Will there be a place to sit? Is there going to be enough shade? How will you get from the house to the water? Do you want to walk across grass with wet feet? Where can the outdoor shower go? And where will you place the pool equipment, chemicals and accessories?
These questions may sound small, but they determine whether the pool will feel comfortable in everyday use.
Where to Start
Before the first excavation, it is worth answering several basic questions:
- where exactly the pool will be;
- how large it should be;
- what shape is most suitable;
- what depth is needed;
- where the technical room will be;
- where the pipes will run;
- how water around the pool will be drained;
- what paving will be used;
- how the area will be planted;
- whether there will be shade, a shower, a pool cover and space for sun loungers.
At first, we tend to look at the size of the pool. Later, however, we realise that the real work happens around it. The water itself is only the centre, while the whole area has to work together.
Choosing the Location
The location is probably the most important decision. It affects convenience, maintenance, water temperature and the overall feeling of the garden.
Usually, a sunny place works well because the water warms up more easily. In a very hot garden, however, full sun all day can become a problem. For us, this matters, because in summer the heat is not a decorative detail — it is a real condition.
That is why you should consider shade from the very beginning. Do not wait until everything is finished and you start moving umbrellas from one side of the pool to the other. Shade can come from a pergola, awning, parasol, canopy or carefully chosen plants, but it should already have a place in the plan.

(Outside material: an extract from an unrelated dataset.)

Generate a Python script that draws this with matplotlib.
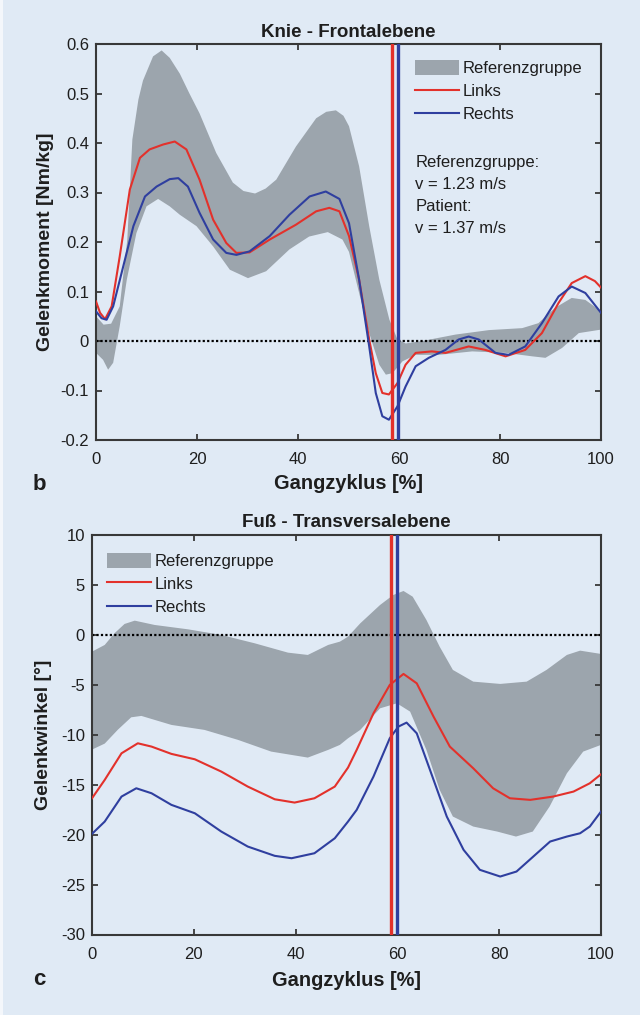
import matplotlib
matplotlib.use("Agg")
import matplotlib.pyplot as plt
from matplotlib.patches import Rectangle
import numpy as np

plt.rcParams['font.family'] = ['Liberation Sans', 'DejaVu Sans']
plt.rcParams['axes.unicode_minus'] = False

# ---------------- data ----------------
x_ticks = [0, 20, 40, 60, 80, 100]
x_ticklabels = ["0", "20", "40", "60", "80", "100"]

# toe-off markers (% gait cycle)
toe_off_links = 58.7
toe_off_rechts = 59.9

# Knee - frontal plane
knee_yticks = [-0.2, -0.1, 0, 0.1, 0.2, 0.3, 0.4, 0.5, 0.6]
knee_yticklabels = ["-0.2", "-0.1", "0", "0.1", "0.2", "0.3", "0.4", "0.5", "0.6"]

knee_ref_upper_x = [0, 1.5, 3, 4.7, 6.2, 7.2, 8.4, 9.3, 11.3, 13, 14.6, 16.6, 18.5, 20.5, 23.8,
                    27.1, 29.2, 31.5, 33.6, 35.7, 39.6, 43.6, 45.6, 47.5, 49.0, 50.1, 52.1, 54.1,
                    56.1, 58.1, 59.7, 61.3, 64.6, 71.2, 77.8, 84.4, 87.6, 90.9, 94.2, 96.9, 100]
knee_ref_upper_y = [0.05, 0.033, 0.035, 0.07, 0.205, 0.407, 0.488, 0.526, 0.575, 0.587, 0.572,
                    0.54, 0.50, 0.46, 0.38, 0.32, 0.303, 0.298, 0.308, 0.326, 0.393, 0.45, 0.463,
                    0.466, 0.455, 0.434, 0.353, 0.232, 0.124, 0.043, 0.003, -0.005, 0.0, 0.013,
                    0.022, 0.026, 0.036, 0.067, 0.087, 0.083, 0.06]
knee_ref_lower_x = [0, 1.4, 2.4, 3.4, 4.7, 6.1, 8.0, 10.0, 12.3, 14.6, 16.6, 19.9, 23.2, 26.5, 30.1,
                    33.7, 38.3, 42.2, 45.9, 48.8, 50.1, 52.1, 54.1, 56.1, 57.4, 58.7, 60.7, 63.3,
                    67.9, 74.5, 81.1, 86.4, 89.0, 92.3, 95.6, 100]
knee_ref_lower_y = [-0.024, -0.038, -0.058, -0.044, 0.03, 0.124, 0.218, 0.272, 0.287, 0.272, 0.255,
                    0.232, 0.191, 0.144, 0.127, 0.141, 0.185, 0.211, 0.22, 0.205, 0.18, 0.097, 0.016,
                    -0.048, -0.068, -0.065, -0.041, -0.028, -0.028, -0.021, -0.024, -0.031, -0.034,
                    -0.014, 0.016, 0.023]
knee_links_x = [0, 0.8, 1.8, 3.1, 4.7, 6.7, 8.7, 10.6, 13.3, 15.6, 17.9, 20.5, 23.2, 25.8, 27.8,
                30.4, 34.4, 39.6, 43.6, 46.2, 48.2, 50.1, 52.1, 54.1, 55.4, 56.7, 58.0, 59.7, 61.3,
                63.3, 66.5, 69.2, 73.8, 77.1, 81.1, 85.0, 88.3, 91.6, 94.2, 96.9, 98.8, 100]
knee_links_y = [0.08, 0.057, 0.044, 0.07, 0.171, 0.306, 0.37, 0.387, 0.397, 0.403, 0.387, 0.326,
                0.245, 0.198, 0.178, 0.179, 0.205, 0.235, 0.262, 0.269, 0.262, 0.212, 0.124, 0.003,
                -0.065, -0.105, -0.108, -0.085, -0.048, -0.024, -0.021, -0.024, -0.011, -0.018,
                -0.031, -0.018, 0.016, 0.077, 0.117, 0.131, 0.121, 0.108]
knee_rechts_x = [0, 1.1, 2.1, 3.4, 5.4, 7.4, 9.7, 12.0, 14.6, 16.3, 18.2, 20.5, 23.2, 25.8, 27.8,
                 30.4, 34.4, 38.3, 42.3, 45.5, 48.2, 50.1, 52.1, 54.1, 55.4, 56.7, 58.0, 59.7, 61.3,
                 63.3, 65.9, 69.2, 71.8, 73.8, 75.8, 79.1, 81.7, 85.0, 88.3, 91.6, 94.2, 96.9, 100]
knee_rechts_y = [0.06, 0.046, 0.043, 0.07, 0.151, 0.232, 0.292, 0.312, 0.327, 0.329, 0.312, 0.259,
                 0.205, 0.178, 0.174, 0.181, 0.212, 0.255, 0.292, 0.302, 0.287, 0.238, 0.124,
                 -0.011, -0.105, -0.152, -0.159, -0.132, -0.092, -0.051, -0.034, -0.018, 0.003,
                 0.009, 0.003, -0.024, -0.028, -0.011, 0.036, 0.09, 0.11, 0.097, 0.057]

# Foot - transverse plane
foot_yticks = [-30, -25, -20, -15, -10, -5, 0, 5, 10]
foot_yticklabels = ["-30", "-25", "-20", "-15", "-10", "-5", "0", "5", "10"]

foot_ref_upper_x = [0, 2.5, 4.4, 6.4, 8.4, 12.3, 18.9, 25.4, 32.0, 38.5, 42.4, 46.4, 48.7, 50.3,
                    52.7, 56.6, 59.2, 61.2, 63.0, 65.7, 68.3, 70.9, 74.9, 80.2, 85.4, 89.3, 93.3,
                    95.9, 100]
foot_ref_upper_y = [-1.7, -1.03, 0.13, 1.07, 1.4, 0.97, 0.53, -0.03, -0.87, -1.8, -2.03, -1.03,
                    -0.7, -0.2, 1.13, 2.97, 3.97, 4.37, 3.8, 1.47, -1.2, -3.53, -4.7, -4.93, -4.7,
                    -3.53, -2.03, -1.6, -1.93]
foot_ref_lower_x = [0, 2.5, 5.1, 7.7, 9.7, 15.6, 22.1, 28.7, 35.2, 42.4, 46.4, 48.7, 50.3, 52.7,
                    56.6, 59.9, 62.5, 65.7, 68.3, 70.9, 74.9, 79.6, 83.3, 86.6, 89.9, 93.3, 96.5, 100]
foot_ref_lower_y = [-11.5, -10.9, -9.5, -8.27, -8.13, -9.03, -9.53, -10.53, -11.7, -12.3, -11.53,
                    -11.03, -10.37, -9.53, -7.37, -6.87, -7.7, -11.53, -15.53, -18.2, -19.2, -19.7,
                    -20.2, -19.7, -17.2, -13.87, -11.7, -11.03]
foot_links_x = [0, 2.5, 5.8, 9.0, 11.7, 15.6, 20.2, 25.4, 30.6, 35.9, 39.8, 43.7, 47.7, 50.3, 52.0,
                55.3, 58.5, 61.2, 63.8, 67.1, 70.3, 74.9, 78.8, 82.1, 86.1, 90.6, 94.6, 97.8, 100]
foot_links_y = [-16.37, -14.53, -11.87, -10.87, -11.2, -11.93, -12.47, -13.7, -15.2, -16.47,
                -16.8, -16.37, -15.2, -13.3, -11.53, -7.87, -5.03, -3.93, -4.87, -8.2, -11.2,
                -13.37, -15.37, -16.37, -16.53, -16.2, -15.7, -14.87, -13.97]
foot_rechts_x = [0, 2.5, 5.8, 8.7, 11.7, 15.6, 20.2, 25.4, 30.6, 35.9, 39.2, 43.7, 47.7, 50.3, 52.0,
                 55.3, 58.5, 60.2, 61.8, 63.8, 66.4, 69.7, 73.0, 76.2, 80.2, 83.4, 86.7, 90.0, 93.3,
                 95.9, 97.8, 100]
foot_rechts_y = [-19.93, -18.7, -16.2, -15.37, -15.87, -17.03, -17.87, -19.7, -21.2, -22.13,
                 -22.37, -21.87, -20.37, -18.7, -17.53, -14.2, -10.37, -9.2, -8.8, -9.87, -13.53,
                 -18.2, -21.53, -23.53, -24.2, -23.7, -22.2, -20.7, -20.2, -19.87, -19.2, -17.7]

# ---------------- style ----------------
BG = "#e0eaf5"
BAND = "#9ca5ad"
RED = "#e3312b"
BLUE = "#2f3f9f"
SPINE = "#383838"
TXT = "#1e1e1e"

W, H = 640, 1015
fig = plt.figure(figsize=(W / 100, H / 100), dpi=100)
fig.patch.set_facecolor(BG)
fig.patches.append(Rectangle((0, 0), 3 / W, 1, transform=fig.transFigure,
                             facecolor="#f4f7fb", edgecolor="none", zorder=0))


def px_axes(left, top, right, bottom):
    return fig.add_axes([left / W, 1 - bottom / H, (right - left) / W, (bottom - top) / H])


def panel(ax, title, ylims, yticks, yticklabels, ylabel,
          up_x, up_y, lo_x, lo_y, l_x, l_y, r_x, r_y, ylabel_x, xlabel_y, title_pad):
    ax.set_facecolor(BG)
    band = ax.fill(np.r_[up_x, lo_x[::-1]], np.r_[up_y, lo_y[::-1]],
                   facecolor=BAND, edgecolor="none", zorder=1, label="Referenzgruppe")[0]
    ax.axhline(0, color="black", lw=1.6, ls=(0, (1, 1)), zorder=2)
    ll, = ax.plot(l_x, l_y, color=RED, lw=1.5, zorder=3, label="Links",
                  solid_joinstyle="round")
    lr, = ax.plot(r_x, r_y, color=BLUE, lw=1.5, zorder=3, label="Rechts",
                  solid_joinstyle="round")
    ax.axvline(toe_off_links, color=RED, lw=2.4, zorder=4)
    ax.axvline(toe_off_rechts, color=BLUE, lw=2.4, zorder=4)
    ax.set_xlim(0, 100)
    ax.set_ylim(*ylims)
    ax.set_xticks(x_ticks)
    ax.set_xticklabels(x_ticklabels)
    ax.set_yticks(yticks)
    ax.set_yticklabels(yticklabels)
    ax.tick_params(direction="in", length=4.5, width=1.3, color=SPINE,
                   top=True, right=True, labelsize=12, labelcolor=TXT)
    ax.tick_params(axis="x", pad=9)
    ax.tick_params(axis="y", pad=5)
    for s in ax.spines.values():
        s.set_color(SPINE)
        s.set_linewidth(1.5)
    ax.set_title(title, fontsize=13.5, fontweight="bold", color=TXT, pad=title_pad)
    ax.set_xlabel("Gangzyklus [%]", fontsize=14.4, fontweight="bold", color=TXT, va="top")
    ax.xaxis.set_label_coords(0.5, xlabel_y)
    ax.set_ylabel(ylabel, fontsize=14, fontweight="bold", color=TXT, va="center")
    ax.yaxis.set_label_coords(ylabel_x, 0.5)
    return band, ll, lr


LEG = dict(loc="upper left", frameon=False, fontsize=12, handlelength=2.65,
           handleheight=1.05, handletextpad=0.2, labelspacing=0.4, borderpad=0,
           borderaxespad=0, labelcolor=TXT)

ax1 = px_axes(96, 44, 601, 440)
h1 = panel(ax1, "Knie - Frontalebene", (-0.2, 0.6), knee_yticks, knee_yticklabels,
           "Gelenkmoment [Nm/kg]",
           knee_ref_upper_x, knee_ref_upper_y, knee_ref_lower_x, knee_ref_lower_y,
           knee_links_x, knee_links_y, knee_rechts_x, knee_rechts_y,
           ylabel_x=-0.100, xlabel_y=-0.085, title_pad=5.3)
ax1.legend(handles=list(h1), bbox_to_anchor=(0.632, 0.960), **LEG)
ax1.text(0.632, 0.720, "Referenzgruppe:\nv = 1.23 m/s\nPatient:\nv = 1.37 m/s",
         transform=ax1.transAxes, ha="left", va="top", fontsize=12, color=TXT,
         linespacing=1.6)

ax2 = px_axes(92, 534.7, 601, 934.5)
h2 = panel(ax2, "Fuß - Transversalebene", (-30, 10), foot_yticks, foot_yticklabels,
           "Gelenkwinkel [°]",
           foot_ref_upper_x, foot_ref_upper_y, foot_ref_lower_x, foot_ref_lower_y,
           foot_links_x, foot_links_y, foot_rechts_x, foot_rechts_y,
           ylabel_x=-0.095, xlabel_y=-0.092, title_pad=5.8)
ax2.legend(handles=list(h2), bbox_to_anchor=(0.0295, 0.955), **LEG)

fig.text(33 / W, 1 - 490 / H, "b", fontsize=16, fontweight="bold", color=TXT,
         ha="left", va="baseline")
fig.text(33 / W, 1 - 985 / H, "c", fontsize=16, fontweight="bold", color=TXT,
         ha="left", va="baseline")

fig.savefig("out.png", dpi=100, facecolor=fig.get_facecolor())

Trees around the pool create both beauty and practical questions. A large tree close to the water may look wonderful, but it can bring leaves, flowers, seeds, birds, roots and more cleaning. This does not mean there should be no trees. It means you need to choose them carefully and keep them at a sensible distance.

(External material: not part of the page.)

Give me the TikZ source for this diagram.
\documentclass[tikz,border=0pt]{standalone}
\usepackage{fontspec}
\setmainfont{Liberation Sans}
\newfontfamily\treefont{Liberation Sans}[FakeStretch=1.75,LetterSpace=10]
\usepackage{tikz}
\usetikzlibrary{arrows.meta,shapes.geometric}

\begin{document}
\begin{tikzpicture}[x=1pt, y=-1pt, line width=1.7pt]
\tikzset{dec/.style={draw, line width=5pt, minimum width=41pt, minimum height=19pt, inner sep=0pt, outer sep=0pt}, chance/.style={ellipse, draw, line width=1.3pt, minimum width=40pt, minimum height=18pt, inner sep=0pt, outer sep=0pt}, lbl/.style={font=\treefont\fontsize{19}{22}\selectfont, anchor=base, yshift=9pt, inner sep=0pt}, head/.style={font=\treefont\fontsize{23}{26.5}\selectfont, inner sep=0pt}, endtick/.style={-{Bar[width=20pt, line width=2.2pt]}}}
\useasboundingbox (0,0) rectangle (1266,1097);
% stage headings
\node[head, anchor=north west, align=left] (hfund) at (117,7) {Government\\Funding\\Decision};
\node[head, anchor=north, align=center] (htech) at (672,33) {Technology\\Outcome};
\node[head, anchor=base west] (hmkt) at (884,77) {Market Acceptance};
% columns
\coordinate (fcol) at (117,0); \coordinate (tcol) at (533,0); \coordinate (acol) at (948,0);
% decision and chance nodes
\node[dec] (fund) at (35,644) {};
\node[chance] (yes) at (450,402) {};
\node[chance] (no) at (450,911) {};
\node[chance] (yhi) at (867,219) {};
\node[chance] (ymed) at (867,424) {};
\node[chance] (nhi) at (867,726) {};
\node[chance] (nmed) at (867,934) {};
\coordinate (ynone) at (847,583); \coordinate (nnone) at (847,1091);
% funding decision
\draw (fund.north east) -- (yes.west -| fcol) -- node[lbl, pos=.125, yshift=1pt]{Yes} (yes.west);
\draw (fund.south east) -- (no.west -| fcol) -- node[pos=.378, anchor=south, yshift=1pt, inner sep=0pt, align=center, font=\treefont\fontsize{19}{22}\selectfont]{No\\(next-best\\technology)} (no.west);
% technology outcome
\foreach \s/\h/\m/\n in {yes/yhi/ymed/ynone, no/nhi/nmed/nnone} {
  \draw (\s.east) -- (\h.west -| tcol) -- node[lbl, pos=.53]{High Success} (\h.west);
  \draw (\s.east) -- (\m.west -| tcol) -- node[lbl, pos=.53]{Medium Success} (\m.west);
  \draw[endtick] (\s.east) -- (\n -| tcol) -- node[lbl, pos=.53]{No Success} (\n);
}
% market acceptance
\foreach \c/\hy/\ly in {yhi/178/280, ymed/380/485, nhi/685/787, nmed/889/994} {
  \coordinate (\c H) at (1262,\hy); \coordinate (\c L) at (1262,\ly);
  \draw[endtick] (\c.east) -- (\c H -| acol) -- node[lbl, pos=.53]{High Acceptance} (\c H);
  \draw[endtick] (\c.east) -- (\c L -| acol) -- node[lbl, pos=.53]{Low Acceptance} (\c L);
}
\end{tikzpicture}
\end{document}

Size: Bigger Is Not Always Better
Many people start with the idea of a large pool. A large pool looks more impressive, but it also means more water, more chemicals, more powerful equipment, more maintenance time and higher costs.
The size should follow real use. Will you actually swim in it? Will you use it mainly for cooling off? Are children going to use it? Will guests come often? Or will the pool mainly become a summer living area around the house?
A smaller pool is not a compromise when it has the right position and feels comfortable. Sometimes the atmosphere does not come from the size, but from the proportions, the paving, the planting, the shade and the way the space around the water works.
Shape and Depth
The shape affects not only the appearance, but also the construction, pool cover, paving and cleaning. Rectangular pools are practical, easier to cover and often look good next to a house with more defined architecture. Free-form pools feel softer, but they can make construction, covers and paving details more complicated.
You should not choose the depth by instinct alone either. A deeper pool means more water, slower warming, more chemicals and higher costs. If you mainly want the pool for cooling off and summer life in the garden, excessive depth may not be necessary.
It is worth deciding from the beginning whether the bottom will have a uniform depth, a gentle slope or different levels. This choice affects excavation, construction, comfort and price.
What I Would Consider from the Very Beginning
If I had to start again today, I would think of the pool not as a “hole with water”, but as a complete summer zone. Where will people sit? Where will shade fall at 3 p.m.? Where can someone leave towels? How will the pool look from the house? And how will we use it in the evening?
These questions make the difference between a pool that simply exists in the garden and a pool that people truly use.
Conclusion: a swimming pool in the garden starts long before construction. It starts with the location, size, shape, depth and connection with the garden. The most important thing is not to plan only the pool itself, but the life around it.